In a remarkable crackdown on illegal mining operations within Taraba State, the Taraba State Special Task Force on Environmental Protection and Illegal Mining has successfully recovered a staggering 22,373 kilograms of blue sapphire and other precious gemstones. This decisive action has not only safeguarded the state’s invaluable natural resources but also led to the apprehension of more than 100 illegal miners, including foreign nationals, over the past two months.

Brigadier General Jeremiah Faransa (Rtd), the Chairman of the Task Force, disclosed that this substantial cache of sapphire was concealed in Mayo Sena, located in Taraba State’s Sardauna Local Government Area. The illegal miners were apprehended at various locations across the state, shedding light on the extensive reach of their illicit activities.

General Faransa expressed profound concern regarding the severe damage inflicted on the state’s environment by both legal and illegal mining operations. This includes the indiscriminate felling of rosewood trees, often referred to as Madrid. To address this grave issue, an Executive Order has been enacted, suspending all mining and logging activities within the state. General Faransa issued a stern warning to those involved in such activities to immediately cease their operations.

He further lamented the degradation of Taraba State’s arable lands due to unregulated mining, which has led to some communities abandoning farming altogether. The impact has been so severe that farming, a vital livelihood for many, has become unsustainable in certain regions of the state.

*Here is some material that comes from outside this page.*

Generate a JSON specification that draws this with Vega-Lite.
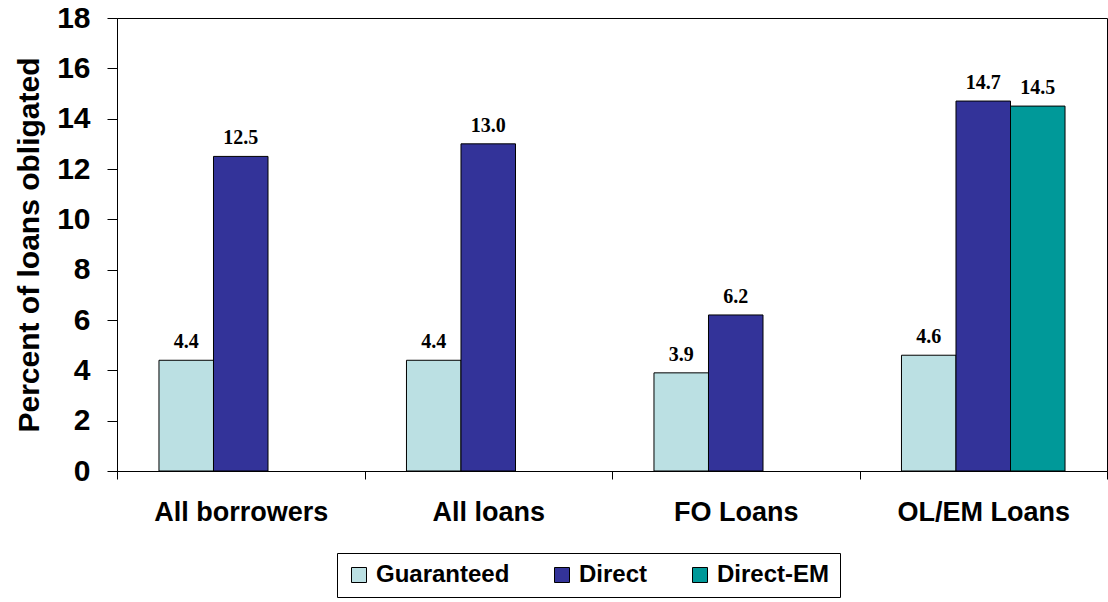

Moreover, General Faransa criticized the exploitation of young individuals as low-cost labor within the mining industry, resulting in a concerning rise in the number of school dropouts. He revealed, “Over 20,000 individuals, both legal and illegal, are engaged in mining activities in Taraba State. Illegitimate miners often masquerade as laborers under legitimate mining companies.”

One particularly distressing example was observed in the Arufu and Akwana communities of the Wukari Local Government Area. General Faransa described the dire situation, stating, “What we saw is a sad tale. These communities have been excavated and destroyed by the activities of both legal and illegal miners. The land in these communities is no longer suitable for farming or even building. They have now abandoned farming completely, and every household in these communities has turned to mining.”

Additionally, he highlighted the concerning exploitation of teenagers in Dogon Yasu by mining companies, who employ them as inexpensive labor. “When we interviewed most of them, we discovered that they are being given N500 or N1000 a day. And that is why you see that there is an increase in the number of dropouts in Northern Nigeria,” General Faransa expressed, underscoring the urgency of addressing this issue.

General Faransa emphasized that the state is not opposed to legitimate investments in the mining sector. Instead, their primary concern lies in ensuring due diligence and robust environmental protection measures are in place to safeguard Taraba State’s precious natural resources for future generations.